Ethir Neechal (Original Motion Picture Soundtrack)
| No. | Title | Lyrics | Singer(s) | Length |
|---|---|---|---|---|
| 1. | "Nijamellam Maranthu Pochu" | Dhanush | Dhanush, Anirudh Ravichander | 03:45 |
| 2. | "Boomi Enna Suthudhe" | Dhanush | Anirudh Ravichander | 04:18 |
| 3. | "Ethir Neechal" | Vaalee, Yo Yo Honey Singh, Hiphop Tamizha | Anirudh Ravichander, Yo Yo Honey Singh, Hiphop Tamizha | 04:29 |
| 4. | "Velicha Poove" | Vaalee | Mohit Chauhan, Shreya Ghoshal | 05:10 |
| 5. | "Un Paarvayil" | R. S. Durai Senthilkumar | Anirudh Ravichander, Vivek Siva | 01:37 |
| 6. | "Local Boys" | R. S. Durai Senthilkumar | Dhanush, Velmurugan | 04:31 |
| Total length: |  |  |  | 24:11 |

==Critical reception==
The Times of India gave 3.5 out of 5 stating Ethir Neechal isn't as rich as 3 in its sounding, but it's a worthy follow up by composer Anirudh." Musicperk gave 8 out of 10 starts saying that "Anirudh seals this year". Karthik of Milliblog wrote, "With Ethir Neechal, Anirudh proves that he's not a one-hit or one-album wonder!" India Study Channel gave 8 out of 10 to the album stating "Anirudh is back with powerful album and Ethitr Neechal is simply the best albums of recent time.

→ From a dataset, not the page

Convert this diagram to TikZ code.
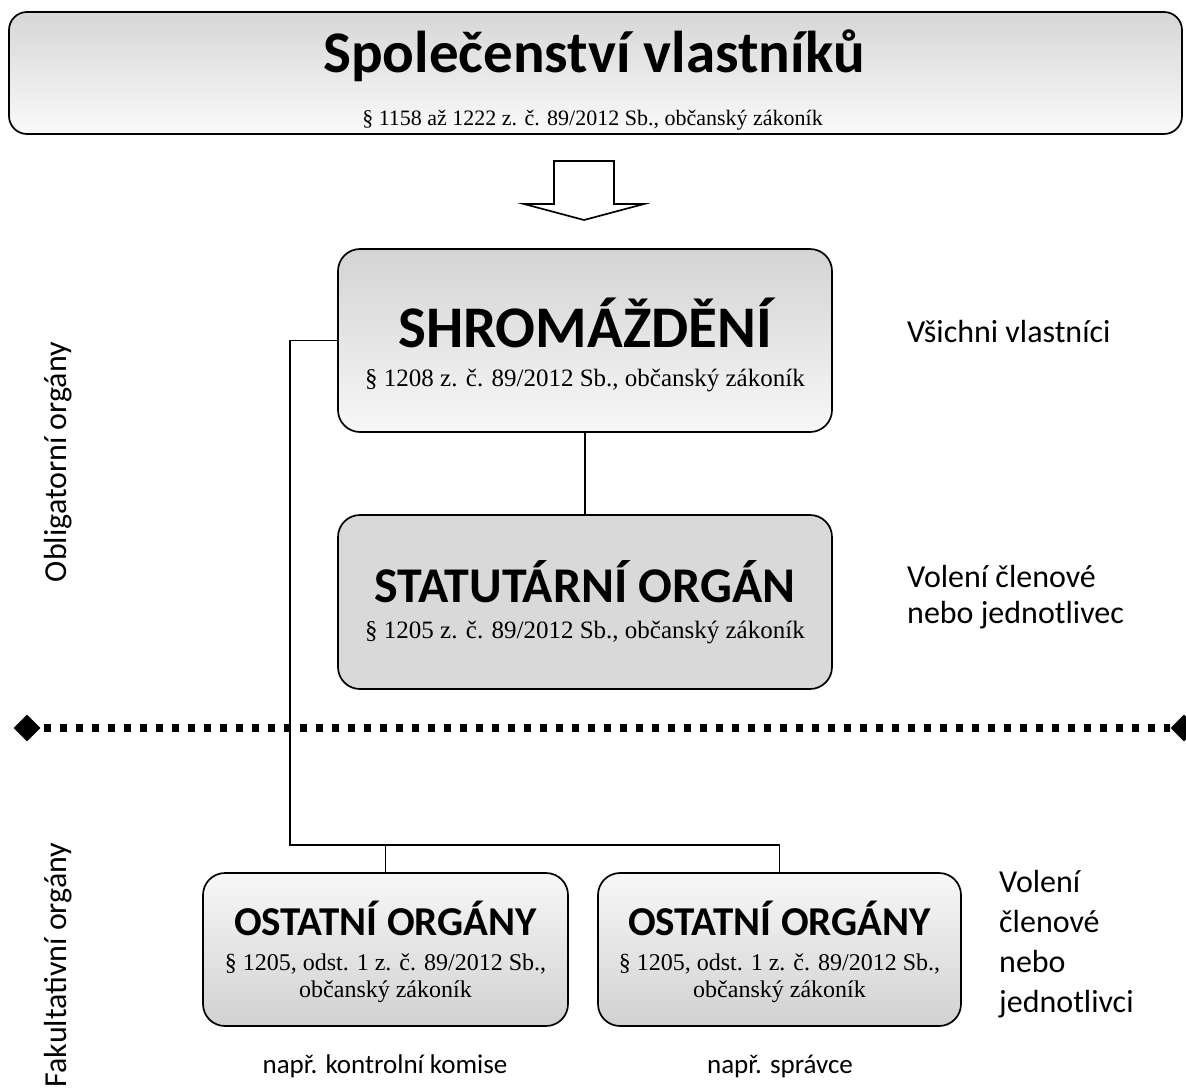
\documentclass[tikz,border=0pt]{standalone}
\usepackage{fontspec}
\setmainfont{Liberation Serif}
\newfontfamily\calfont{Carlito}
\usetikzlibrary{shapes.geometric}
\tikzset{
  box/.style={draw=black, line width=1.7pt, rounded corners=22pt, inner sep=0pt},
  conn/.style={draw=black, line width=1.7pt},
  ttl/.style={anchor=base, inner sep=0pt, font=\calfont\bfseries},
  refs/.style={anchor=base, inner sep=0pt},
  lbl/.style={anchor=base west, inner sep=0pt, font=\calfont\fontsize{32}{36}\selectfont},
  marker/.style={diamond, fill=black, inner sep=0pt, minimum width=27pt, minimum height=27pt},
}
\begin{document}
\begin{tikzpicture}[x=1pt,y=-1pt]
\useasboundingbox[fill=white] (0,0) rectangle (1186,1090);

% boxes
\node[box, rounded corners=18pt, top color=black!16, bottom color=black!2, minimum width=1173pt, minimum height=122pt] (top) at (595.5,73) {};
\node[box, top color=black!17, bottom color=black!3, minimum width=494pt, minimum height=183pt] (shrom) at (585,340.5) {};
\node[box, fill=black!15, minimum width=494pt, minimum height=174pt] (stat) at (585,602) {};
\node[box, top color=black!3, bottom color=black!18, minimum width=365pt, minimum height=153pt] (ost1) at (385.5,949.5) {};
\node[box, top color=black!3, bottom color=black!18, minimum width=363pt, minimum height=153pt] (ost2) at (779.5,949.5) {};

% texts in boxes
\node[ttl, font=\calfont\bfseries\fontsize{59}{62}\selectfont] (toptitle) at (594,72) {Společenství vlastníků};
\node[refs, font=\fontsize{22}{24}\selectfont] (topref) at (592.5,125) {§ 1158 až 1222 z. č. 89/2012 Sb., občanský zákoník};

\node[ttl, font=\calfont\bfseries\fontsize{59}{62}\selectfont] (shromtitle) at (585,347) {SHROMÁŽDĚNÍ};
\node[refs, font=\fontsize{25}{28}\selectfont] (shromref) at (585,386) {§ 1208 z. č. 89/2012 Sb., občanský zákoník};

\node[ttl, font=\calfont\bfseries\fontsize{50}{53}\selectfont] (stattitle) at (585,602) {STATUTÁRNÍ ORGÁN};
\node[refs, font=\fontsize{25}{28}\selectfont] (statref) at (585,638) {§ 1205 z. č. 89/2012 Sb., občanský zákoník};

\node[ttl, font=\calfont\bfseries\fontsize{41}{44}\selectfont] (ost1title) at (385.5,935) {OSTATNÍ ORGÁNY};
\node[refs, font=\fontsize{24}{27}\selectfont] (ost1ref) at (385.5,970) {§ 1205, odst. 1 z. č. 89/2012 Sb.,};
\node[refs, font=\fontsize{24}{27}\selectfont] (ost1ref2) at (385.5,997) {občanský zákoník};

\node[ttl, font=\calfont\bfseries\fontsize{41}{44}\selectfont] (ost2title) at (779.5,935) {OSTATNÍ ORGÁNY};
\node[refs, font=\fontsize{24}{27}\selectfont] (ost2ref) at (779.5,970) {§ 1205, odst. 1 z. č. 89/2012 Sb.,};
\node[refs, font=\fontsize{24}{27}\selectfont] (ost2ref2) at (779.5,997) {občanský zákoník};

% block arrow
\draw[line width=1.7pt, line join=miter, fill=white] (554,161) -- (614,161) -- (614,204) -- (644,204) -- (584,220) -- (524,204) -- (554,204) -- cycle;

% connectors
\coordinate (j1) at (290,845);
\draw[conn] (shrom.south) -- (stat.north);
\draw[conn] (shrom.west) -| (j1) -| (ost2.north);
\draw[conn] (ost1.north) -- (ost1.north |- j1);

% dotted separator
\node[marker] (dl) at (27,728) {};
\node[marker] (dr) at (1184,728) {};
\draw[line width=7.5pt, dash pattern=on 7pt off 9pt, shorten <=3pt] (dl.east) -- (dr.west);

% right labels
\node[lbl] (allown) at (907,342) {Všichni vlastníci};
\node[lbl] (vol1) at (907,587) {Volení členové};
\node[lbl] (vol2) at (907,623) {nebo jednotlivec};
\node[lbl] (v1) at (999,892) {Volení};
\node[lbl] (v2) at (999,932) {členové};
\node[lbl] (v3) at (999,972) {nebo};
\node[lbl] (v4) at (999,1012) {jednotlivci};

% left rotated labels
\node[rotate=90, inner sep=0pt, font=\calfont\fontsize{32}{36}\selectfont] (oblig) at (58,462) {Obligatorní orgány};
\node[rotate=90, inner sep=0pt, font=\calfont\fontsize{32}{36}\selectfont] (fakult) at (58,965) {Fakultativní orgány};

% bottom labels
\node[anchor=base, inner sep=0pt, font=\calfont\fontsize{27}{30}\selectfont] (ex1) at (385,1073) {např. kontrolní komise};
\node[anchor=base, inner sep=0pt, font=\calfont\fontsize{27}{30}\selectfont] (ex2) at (780,1073) {např. správce};
\end{tikzpicture}
\end{document}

It deserves special appreciation as each track belongs to different genre and still keeps the pace and freshness in each track. This is another album that proves that Anirudh is one of the best music directors hat we can rely upon in future." Kaushik LM reviewed it as "Ethir Neechal is a solid follow-up to 3, though sounding somewhat similar. Anirudh has created a distinct sound for himself very early in his career. Now it's up to this youngster to prove that he can try different styles and genres."

== Chart performance ==
The soundtrack to Ethir Neechal topped the iTunes charts upon its release on 11 January 2013, surpassing Kadal, and continued its position for more than 3-4 weeks. The tracks eventually listed in the Radio Mirchi Top 20 weekly charts for more than 5 weeks. S. Saraswathi of Rediff.com listed "Velicha Poove" in their "Top Tamil Songs of 2013".